La imagen mental de pegarle a Martín en el hocico con un periódico enrollado cruzó de repente mi cabeza y me hizo enarcar las cejas.

“Gra... gracias...” dije, demasiado aturdido como para responder con claridad.

El anciano asintió, satisfecho con su buena obra del día, y prosiguió su paseo con su pequeña bola de pelo y estrés. Yo miré de nuevo hacia los contenedores. Ya no veía la silueta sombría del hombre perro pero sí escuché un gemido amortiguado, débil. Un gemido humano. Inhalé una larga bocanada de aire y, haciendo acopio de valor, fui hasta donde Martin estaba escondido. Mi amigo estaba desnudo, con algunos jirones de ropa aún colgando de su cuerpo, y se miraba las manos con expresión aturdida y algo asustada, como si no entendiese nada.
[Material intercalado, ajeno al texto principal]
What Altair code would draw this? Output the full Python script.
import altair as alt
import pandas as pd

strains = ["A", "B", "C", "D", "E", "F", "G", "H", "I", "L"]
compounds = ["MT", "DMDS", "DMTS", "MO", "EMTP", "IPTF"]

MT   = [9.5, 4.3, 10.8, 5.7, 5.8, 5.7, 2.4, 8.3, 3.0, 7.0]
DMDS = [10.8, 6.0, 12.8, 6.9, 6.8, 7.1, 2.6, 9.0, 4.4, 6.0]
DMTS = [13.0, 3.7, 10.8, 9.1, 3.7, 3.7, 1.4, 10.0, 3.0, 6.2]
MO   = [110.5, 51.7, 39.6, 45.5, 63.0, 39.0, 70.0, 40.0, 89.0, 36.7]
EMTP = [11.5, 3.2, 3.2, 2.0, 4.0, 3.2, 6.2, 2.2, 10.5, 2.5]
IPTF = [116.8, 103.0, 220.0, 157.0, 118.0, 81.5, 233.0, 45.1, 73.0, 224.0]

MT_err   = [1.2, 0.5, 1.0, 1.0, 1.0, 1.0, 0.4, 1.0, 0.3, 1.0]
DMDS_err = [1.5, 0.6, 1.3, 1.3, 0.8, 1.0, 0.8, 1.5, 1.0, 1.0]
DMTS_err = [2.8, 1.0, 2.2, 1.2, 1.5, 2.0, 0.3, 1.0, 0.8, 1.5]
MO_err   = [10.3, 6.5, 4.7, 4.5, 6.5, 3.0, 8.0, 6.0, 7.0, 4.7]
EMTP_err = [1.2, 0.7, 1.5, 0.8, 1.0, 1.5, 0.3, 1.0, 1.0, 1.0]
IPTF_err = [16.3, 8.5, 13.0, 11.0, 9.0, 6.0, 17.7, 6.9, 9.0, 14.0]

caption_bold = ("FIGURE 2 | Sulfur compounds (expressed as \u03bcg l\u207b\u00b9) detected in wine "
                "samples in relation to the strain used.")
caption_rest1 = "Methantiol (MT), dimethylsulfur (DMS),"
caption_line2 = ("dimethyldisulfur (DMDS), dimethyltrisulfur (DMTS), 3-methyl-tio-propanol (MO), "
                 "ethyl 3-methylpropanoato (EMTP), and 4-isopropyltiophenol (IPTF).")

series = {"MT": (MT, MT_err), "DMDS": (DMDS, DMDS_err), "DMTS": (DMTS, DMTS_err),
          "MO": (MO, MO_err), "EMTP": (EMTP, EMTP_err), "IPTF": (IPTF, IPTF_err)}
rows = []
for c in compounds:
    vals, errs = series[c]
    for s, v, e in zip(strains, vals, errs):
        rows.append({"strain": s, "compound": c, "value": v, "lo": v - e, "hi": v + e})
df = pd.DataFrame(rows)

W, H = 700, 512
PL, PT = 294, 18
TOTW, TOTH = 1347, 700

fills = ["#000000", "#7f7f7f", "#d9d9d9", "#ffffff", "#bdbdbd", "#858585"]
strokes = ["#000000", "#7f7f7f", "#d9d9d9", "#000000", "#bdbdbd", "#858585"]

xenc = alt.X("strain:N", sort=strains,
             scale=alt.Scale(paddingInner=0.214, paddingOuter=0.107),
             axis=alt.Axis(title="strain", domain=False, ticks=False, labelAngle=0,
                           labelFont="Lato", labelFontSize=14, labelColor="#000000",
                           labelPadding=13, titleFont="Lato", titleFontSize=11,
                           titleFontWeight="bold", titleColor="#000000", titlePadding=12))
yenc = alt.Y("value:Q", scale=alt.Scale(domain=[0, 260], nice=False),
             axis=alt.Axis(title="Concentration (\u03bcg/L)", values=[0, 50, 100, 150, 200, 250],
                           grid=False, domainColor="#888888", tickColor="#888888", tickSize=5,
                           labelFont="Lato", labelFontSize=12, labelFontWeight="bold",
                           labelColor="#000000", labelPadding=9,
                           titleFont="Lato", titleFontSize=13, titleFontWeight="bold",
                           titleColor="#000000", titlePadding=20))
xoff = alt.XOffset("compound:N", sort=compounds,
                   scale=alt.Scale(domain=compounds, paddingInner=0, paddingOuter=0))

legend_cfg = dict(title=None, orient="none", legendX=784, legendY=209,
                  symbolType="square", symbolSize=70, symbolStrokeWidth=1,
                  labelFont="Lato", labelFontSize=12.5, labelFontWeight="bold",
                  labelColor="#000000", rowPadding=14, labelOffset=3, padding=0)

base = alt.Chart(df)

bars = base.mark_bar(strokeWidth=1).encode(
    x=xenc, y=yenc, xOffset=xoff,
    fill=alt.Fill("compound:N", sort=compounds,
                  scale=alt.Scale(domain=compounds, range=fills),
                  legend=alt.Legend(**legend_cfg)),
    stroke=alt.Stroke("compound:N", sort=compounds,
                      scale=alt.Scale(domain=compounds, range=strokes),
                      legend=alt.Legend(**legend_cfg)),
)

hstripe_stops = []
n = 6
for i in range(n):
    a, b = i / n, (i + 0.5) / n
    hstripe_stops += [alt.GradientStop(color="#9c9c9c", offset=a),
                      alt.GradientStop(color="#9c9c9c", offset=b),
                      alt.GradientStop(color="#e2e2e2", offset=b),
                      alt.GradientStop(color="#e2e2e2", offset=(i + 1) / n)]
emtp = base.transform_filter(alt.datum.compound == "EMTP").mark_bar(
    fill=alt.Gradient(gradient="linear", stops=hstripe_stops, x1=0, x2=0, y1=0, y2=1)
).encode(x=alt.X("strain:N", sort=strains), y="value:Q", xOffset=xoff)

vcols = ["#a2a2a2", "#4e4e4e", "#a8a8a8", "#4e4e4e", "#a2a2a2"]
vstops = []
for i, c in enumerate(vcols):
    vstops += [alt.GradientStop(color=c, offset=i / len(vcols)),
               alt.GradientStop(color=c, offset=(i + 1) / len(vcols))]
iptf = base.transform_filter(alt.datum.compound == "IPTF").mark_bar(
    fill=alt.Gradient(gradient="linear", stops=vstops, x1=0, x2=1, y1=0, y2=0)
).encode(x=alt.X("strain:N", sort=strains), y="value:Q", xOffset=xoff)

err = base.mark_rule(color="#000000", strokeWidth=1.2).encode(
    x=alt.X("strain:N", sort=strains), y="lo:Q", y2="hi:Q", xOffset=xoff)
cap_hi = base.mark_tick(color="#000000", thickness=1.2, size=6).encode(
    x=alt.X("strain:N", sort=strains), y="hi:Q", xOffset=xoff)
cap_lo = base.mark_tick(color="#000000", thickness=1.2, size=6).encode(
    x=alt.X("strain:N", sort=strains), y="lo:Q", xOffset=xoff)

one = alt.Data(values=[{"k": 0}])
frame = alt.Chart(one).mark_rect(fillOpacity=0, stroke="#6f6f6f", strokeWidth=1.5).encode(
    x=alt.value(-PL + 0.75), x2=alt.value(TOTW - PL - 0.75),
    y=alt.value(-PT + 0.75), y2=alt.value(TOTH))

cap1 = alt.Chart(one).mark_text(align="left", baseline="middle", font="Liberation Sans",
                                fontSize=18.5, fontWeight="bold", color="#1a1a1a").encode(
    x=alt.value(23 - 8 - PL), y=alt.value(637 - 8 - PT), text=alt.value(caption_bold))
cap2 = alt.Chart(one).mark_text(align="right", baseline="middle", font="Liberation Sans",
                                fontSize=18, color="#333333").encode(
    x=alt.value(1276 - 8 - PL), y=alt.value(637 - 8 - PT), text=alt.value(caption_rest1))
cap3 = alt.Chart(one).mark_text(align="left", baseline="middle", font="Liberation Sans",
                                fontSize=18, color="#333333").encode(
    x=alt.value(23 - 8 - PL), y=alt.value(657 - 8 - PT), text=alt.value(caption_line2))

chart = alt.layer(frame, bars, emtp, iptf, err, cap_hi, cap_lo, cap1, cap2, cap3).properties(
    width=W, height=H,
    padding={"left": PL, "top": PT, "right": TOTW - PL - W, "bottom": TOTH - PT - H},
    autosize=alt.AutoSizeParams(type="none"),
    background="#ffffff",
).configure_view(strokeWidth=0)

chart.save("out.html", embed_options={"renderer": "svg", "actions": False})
Seguramente no entendía nada.

“Fede...” levantó la mirada hacia mí. “Tú lo has visto. Tú has visto lo mismo que yo. No me estoy volviendo loco.”

Me arrodillé en el suelo y puse una mano sobre su hombro. Una sonrisa calmada y calculada apareció en mis labios. A través de ellos Martín pudo ver mis dientes y los cuatro poderosos colmillos. Abrió la boca en una exclamación de sorpresa y sus ojos azules volaron hacia los míos.

“Creo que tenemos que tener una charla.” dije tratando de sonar todo lo tranquilizador que podía. “Es eso o lo del periódico enrollado, y eso me parece una idea terrible.”

Martín se rió y yo solté un largo suspiro y me relajé. Lo había conseguido. Había roto el hielo. Ahora podía empezar a explicarle con calma lo que le esperaba como hombre perro. No era un vigilante pero después de diez años cambiando cada Luna llena creo que sabía lo suficiente como para prepararle. Al menos mientras los burócratas incompetentes de la cúpula movían su trasero para enviarle, de una pajotera vez, al vigilante que le correspondía.